Pilot House tried valiantly to fly the badly damaged 27-ton chopper from the hot zone but could not clear a hill, Savelkoul said. The chopper crashed in the trees and pitched out some of its occupants. By the time Savelkoul hit the ground, the attack claimed the lives of Allen, corpsman Judd and riflemen John Killen from Des Moines, Iowa, and Glyn Runnels from Montavalo, Ala. House could not be pulled from the burning helicopter and was lost.

Savelkoul’s clothes had been burned from his body and only one boot remained. It was Castenada and Guy who led Savelkoul and Perry to safety. Savelkoul held Perry in his arms with a lone remaining hand grenade at the ready, should enemy troops approach. The unit’s weapons were all lost in the fiery crash.

It was more than two hours later when the pilot of a rescue helicopter by luck saw the burst of a pencil flare fired by Castenada. The men had six pencil flares and it was the sixth that caught the eye of the pilot.

The rescue scene was too dense for a sling to be lowered. Guy climbed the tree and cut away branches to allow a rope to be lowered. He was under small arms fire as he worked.

“It was easily Silver Star stuff,” Savelkoul said of Guy’s life-saving efforts. “If it wasn’t for Junior (Guy’s nickname), I wouldn’t be here today.”

There was a moment when Savelkoul thought he was dying. After sitting for more than two hours and fighting to not pass out, he suddenly became cold and everything was turning dark. As he opened his eyes he realized the darkness was caused by the rescue helicopter as it blocked the setting sun and the cool came from the wind whipped up by its blades.

The reunion

For 23 years Savelkoul never learned what happened to Guy. Thanks to the digging of another Marine, George Neville of Pennsylvania, it was learned that Guy had been sent out because his brother, Willie Acosta, was serving in another recon unit. It was only later learned that because of the tradition and custom of their homeland, the Philippines, someone in the family was required to keep the mother’s last name of Acosta. The last name confusion was never detected at the time, Savelkoul said, even though the brothers shared the same tent.
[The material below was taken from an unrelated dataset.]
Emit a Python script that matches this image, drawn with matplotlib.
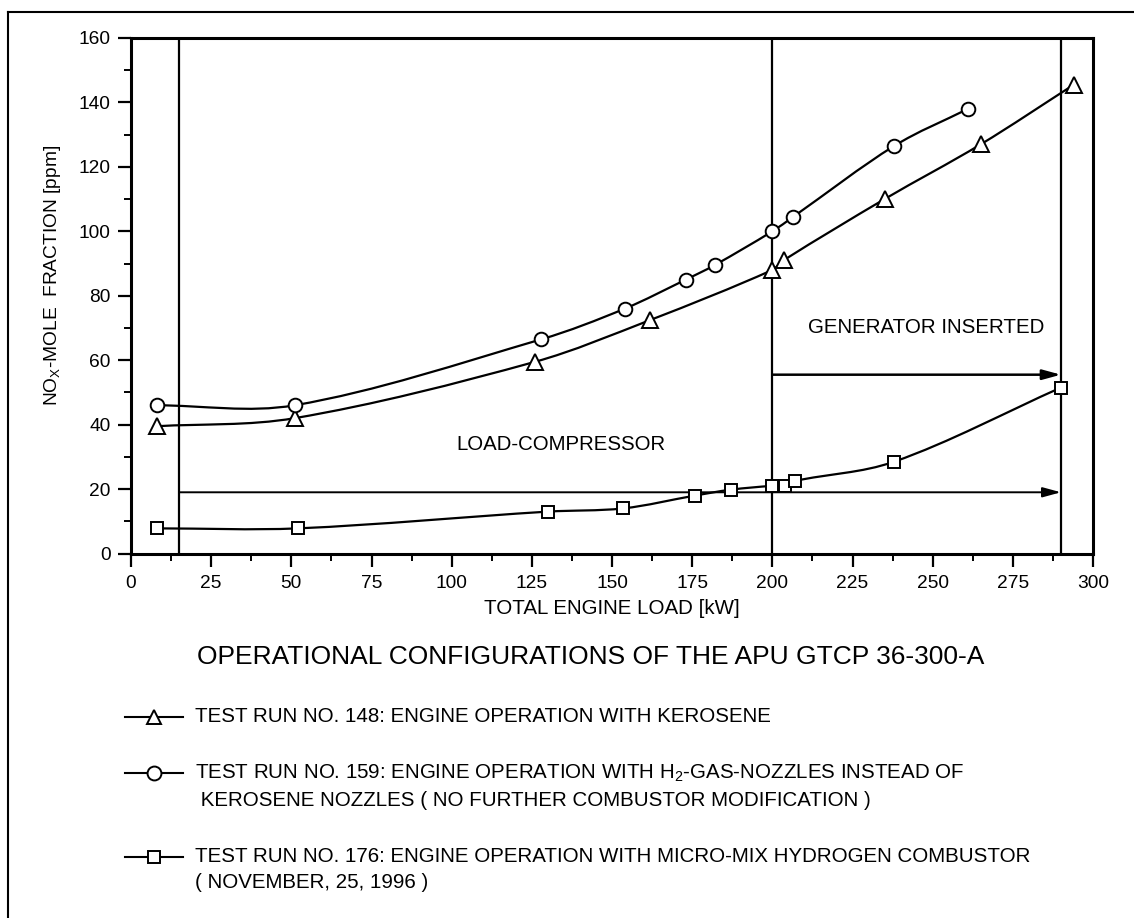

Karen and Jeff Savelkoul, back row far right, joined fellow Marine Mariano Guy, front row far left, and members to the Skip and Eleanor Allen family on York Island for the dedication of a monument honoring Lance Cpl. Merl Allen, who died in Vietnam.

Karen and Jeff Savelkoul, back row far right, joined fellow Marine Mariano Guy, front row far left, and members to the Skip and Eleanor Allen family on York Island for the dedication of a monument honoring Lance Cpl. Merl Allen, who died in Vietnam.

It was in 1990 at a reunion in Las Vegas when Guy and Savelkoul were reunited. Each had lived for 23 years thinking he was the sole survivor of Team Striker.

“We broke down, hugged, cried, the whole gamut,” Savelkoul said.

Guy will make the trip from Texas in June to help escort Allen’s casket from the Wisconsin border near Grantsburg. His brother also survived the war.

Following the service on June 29, a private interment is planned on York Island. A World War II-era LCT landing craft that saw service at Normandy Beach has been made available to take the delegation to York Island.

The island was at one time owned by the Allens but became federal property years ago. The family, however, prior to the transfer, deeded a small parcel to Russell Township on the mainland and was granted a perpetual access to a five-acre lakefront parcel.

It is here where Marine Allen’s ashes will be interred alongside those of his parents at the base of the monument that honors the Marine’s sacrifice.

It will be a bittersweet ending for Savelkoul, who has spent countless hours to see this day. Of the 16 members of the Marine Third Reconnaissance Battalion who were not accounted for after the war, only one remains MIA.

It is only in recent years that Savelkoul has shared this story. The publicity should not be about him but about those lost and now found, he said.

“The attention always went to me,” he said of his disdain for publicity. “It was all about the other guys and getting them home. I was blessed with the gift of life.”